From: Dmitry Antipov
Subject: Re: Proposal: block-based vector allocator
Date: Wed, 06 Jun 2012 18:58:36 +0400
User-agent: Mozilla/5.0 (X11; Linux x86_64; rv:12.0) Gecko/20120428 Thunderbird/12.0.1

On 06/06/2012 05:13 PM, Stefan Monnier wrote:

I explained this earlier: using a vector-block for largish vectors is
not efficient (because the overhead of the vector-block is not shared
among enough vectors).
E.g. for a vector of size VECTOR_BLOCK_BYTES, using the vector-block
code is a complete waste

...of just one pointer, so 8/4088, or 0.2% in terms of space for this rare
case; an overhead of having one more mem_node is 6x larger. As for the
speed, the difference is harder to predict: for the same amount of vectors,
more blocks adds more overhead of per-block allocation and sweeping; on the
other side, less blocks adds more mem_nodes and thus more overhead of all
mem_node tree operations.

BTW, I suppose the whole thing should be under #if GC_MARK_STACK.

For the case of a vector of size VECTOR_BLOCK_BYTES, allocating in
a vector block will always be a bad idea, no matter the scenario.

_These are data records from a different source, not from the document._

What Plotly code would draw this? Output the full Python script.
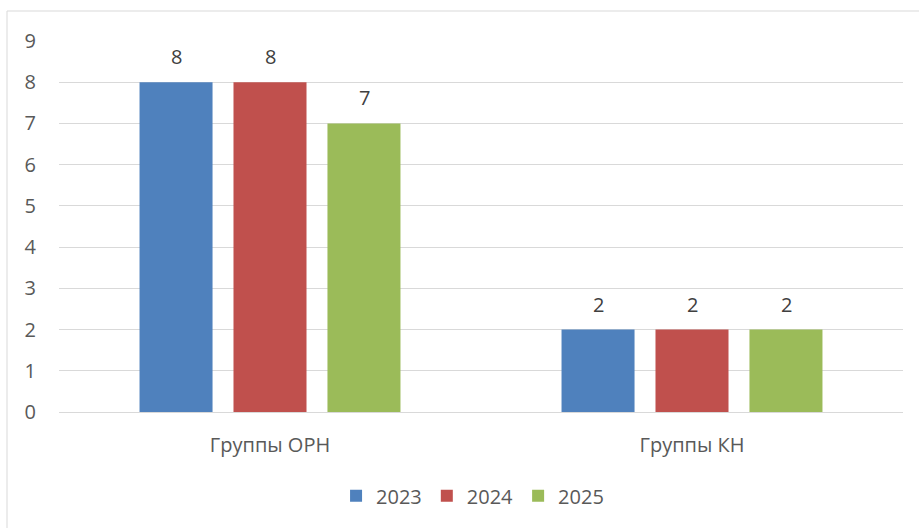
import plotly.graph_objects as go

categories = ["Группы ОРН", "Группы КН"]
years = ["2023", "2024", "2025"]
values_2023 = [8, 2]
values_2024 = [8, 2]
values_2025 = [7, 2]
colors = ["#4f81bd", "#c0504d", "#9bbb59"]

FONT = "Open Sans, Liberation Sans, sans-serif"
TXT = "#595959"

series = [values_2023, values_2024, values_2025]
fig = go.Figure()
for name, vals, col in zip(years, series, colors):
    fig.add_trace(go.Bar(
        x=categories, y=vals, name=name, marker=dict(color=col, line=dict(width=0)),
        hoverinfo="skip",
    ))

# data labels above bars
slot_px = 94
annotations = []
for i, (vals, name) in enumerate(zip(series, years)):
    for cat, v in zip(categories, vals):
        annotations.append(dict(
            x=cat, y=v, xref="x", yref="y", text=str(v), showarrow=False,
            yanchor="bottom", yshift=10, xshift=(i - 1) * slot_px,
            font=dict(family=FONT, size=20, color="#404040"),
        ))

fig.update_layout(
    width=919, height=528,
    margin=dict(l=59, r=16, t=41, b=116),
    paper_bgcolor="white", plot_bgcolor="white",
    barmode="group", bargap=0.332, bargroupgap=0.223,
    font=dict(family=FONT, size=20, color=TXT),
    showlegend=True,
    legend=dict(orientation="h", x=0.49, xanchor="center", y=-0.226, yanchor="middle",
                font=dict(family=FONT, size=20, color=TXT),
                traceorder="normal"),
    xaxis=dict(showgrid=False, showline=False, ticks="", ticklabelstandoff=19,
               tickfont=dict(family=FONT, size=20, color=TXT)),
    yaxis=dict(range=[0, 9], dtick=1, showgrid=True, gridcolor="#d9d9d9", gridwidth=1,
               zeroline=True, zerolinecolor="#d9d9d9", zerolinewidth=1,
               showline=False, ticks="", ticklabelstandoff=22,
               tickfont=dict(family=FONT, size=20, color=TXT)),
    annotations=annotations,
    shapes=[dict(type="rect", xref="paper", yref="paper",
                 x0=(7 - 59) / 844, x1=(925 - 59) / 844,
                 y0=-(540 - 412) / 371, y1=1 + (41 - 11) / 371,
                 line=dict(color="#d9d9d9", width=1), layer="below")],
)

fig.write_html("out.html", config={"displayModeBar": False},
               post_script="document.body.style.margin='0';")
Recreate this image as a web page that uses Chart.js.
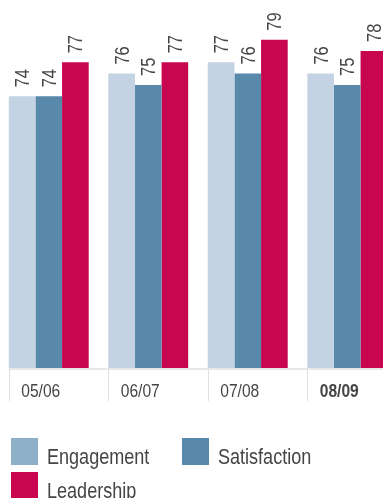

Allocating a lot of VECTOR_BLOCK_BYTES / 2 + sizeof (Lisp_Object)
vectors (and negligible amount of others) will waste ~50% of space in
blocks; if the block allocation limit is VECTOR_BLOCK_BYTES / 2,
allocating a lot of VECTOR_BLOCK_BYTES / 4 + sizeof (Lisp_Object)
vectors will waste ~25% of space in blocks, etc. I believe this is the
most important problem with current design. So, per-block allocation
limit should be an answer to two questions: 1) how often we expect to
get the worst case and 2) how much we allow to waste for such a case.